The tolls of a bell reverberate, their unchallenged vibrations rattling the plaza. As the last peal shudders into nothingness a procession bedecked in a dazzling array of colours, plumed helmets, and shining armour weaves its way through the ecstatic throng, before disappearing into the bell tower. Any remaining surreptitious conversations are hurriedly ended, and the crowd begins to wait once more. Minutes later a set of doors halfway up the tower swing open with a solemnness usually reserved for heads of state, and an angel, who bears a close resemblance to a local primary school student, appears in the plush doorway. The crowd erupts into a roar of approval so vehement that it seems to take the air itself by surprise. Even without glancing at the varied and jubilant faces in my immediate vicinity it remains plain to see that, for Tudelanos, religion continues to carry a sense of widespread communal importance. Here, regardless of age, gender, or social status all seem to partake in holy festivities with a vigour and pride that is no longer guaranteed in a Spain which finds itself becoming increasingly secular.

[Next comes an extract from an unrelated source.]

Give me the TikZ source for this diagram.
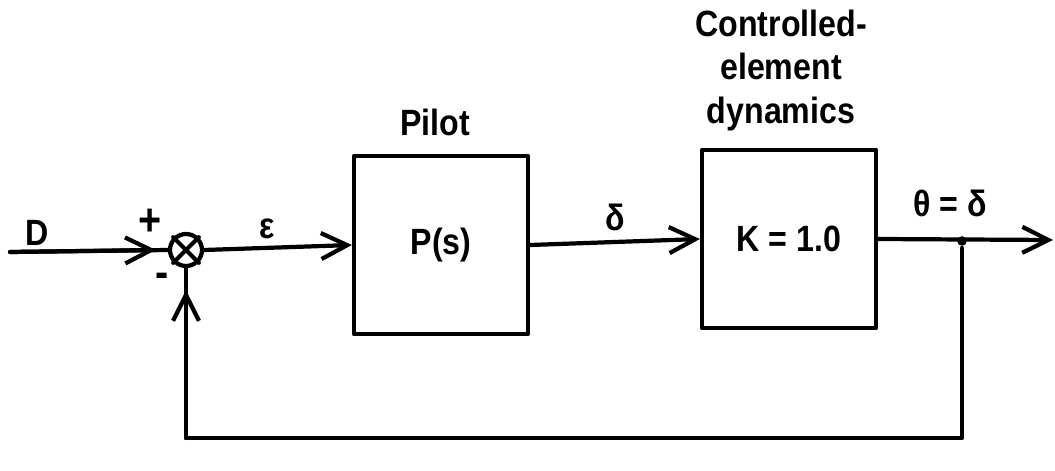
\documentclass[tikz,border=0pt]{standalone}
\usepackage{fontspec}
\setmainfont{Liberation Sans}[FakeStretch=0.88]
\usetikzlibrary{arrows.meta,positioning}
\tikzset{
  bd diagram/.style={font=\bfseries\fontsize{26}{31}\selectfont,
    line width=3pt, line cap=round, line join=round},
  bd box/.style={draw, minimum width=43.5mm, minimum height=44.5mm,
    inner sep=0pt, align=center},
  bd sum/.style={draw, circle, minimum size=8mm, inner sep=0pt},
  bd dot/.style={fill, circle, minimum size=2.4mm, inner sep=0pt},
  bd arrow/.style={-{Straight Barb[length=6.5mm,width=6.5mm,line width=3pt]}},
  bd label/.style={inner sep=1pt},
  bd sign/.style={bd label, font=\bfseries\fontsize{32}{32}\selectfont}
}
\begin{document}
\begin{tikzpicture}[bd diagram,x=0.25mm,y=-0.25mm]
\useasboundingbox (0,0) rectangle (1055,471);
\coordinate (in) at (10,252);
\node[bd sum] (sum) at (186,250) {};
\draw (sum.north west) -- (sum.south east) (sum.north east) -- (sum.south west);
\node[bd box] (pilot) at (441,245) {P(s)};
\node[bd box] (plant) at (789,239) {K = 1.0};
\node[bd dot] (tap) at (962,241) {};
\coordinate (out) at (1053,240);
\coordinate (fb right) at (962,438);
\coordinate (fb left) at (sum |- fb right);
\node[bd label,above=3.6mm of pilot,xshift=-1.5mm] (pilot title) {Pilot};
\node[bd label,above=3.4mm of plant,xshift=-2mm,align=center] (plant title)
  {Controlled-\\element\\dynamics};
\draw (in) -- (sum.west);
\draw[bd arrow] (in) -- ([xshift=-3mm]sum.west);
\draw[bd arrow] (sum.east) -- (pilot.west);
\draw[bd arrow] (pilot.east) -- (plant.west);
\draw[bd arrow] (plant.east) -- (out);
\draw (tap) -- (fb right) -- (fb left) -- (sum.south);
\draw[bd arrow] (fb left) -- ([yshift=-5.5mm]sum.south);
\node[bd label] (d lbl) at (37,233) {D};
\node[bd sign] (plus lbl) at (150,222) {+};
\node[bd sign] (minus lbl) at (162,280) {-};
\node[bd label] (err lbl) at (267,229) {ε};
\node[bd label] (ctl lbl) at (615,217) {δ};
\node[bd label] (out lbl) at (950,203) {θ = δ};
\end{tikzpicture}
\end{document}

The cacophony of noise abates just as abruptly as it began, and the angel-child launches graciously from her perch. Now only the protests of an antiquated pulley system can be heard emanating from a roll of foam that hovers above her in the crude likeness of a cloud. Progress is painfully slow, but despite the sedentary nature of the descent the air remains thick with excitement and anticipation. Perhaps it’s this surprising viscosity which has led to a collective burning of the lungs. A more likely postulation would be that we do not dare interrupt the squeaking silence, even with our breath.
Upon reaching the centre of the plaza, where an effigy of the Virgin Mary stands tall, the angel-child crosses herself repeatedly, and takes a deep breath, as if inhaling for every member of the oxygen-starved crowd. A cherubic hand reaches down and whips off the Virgin’s black veil whilst a high-pitched voice screams ‘Rejoice Mary, because your son is risen!’. Again, the plaza erupts into a raucous cacophony of celestial celebration. This time the cheers are unrelenting, and for good reason; Jesus is alive, and in Tudela it would seem religious tradition, no matter how antiquated, is too.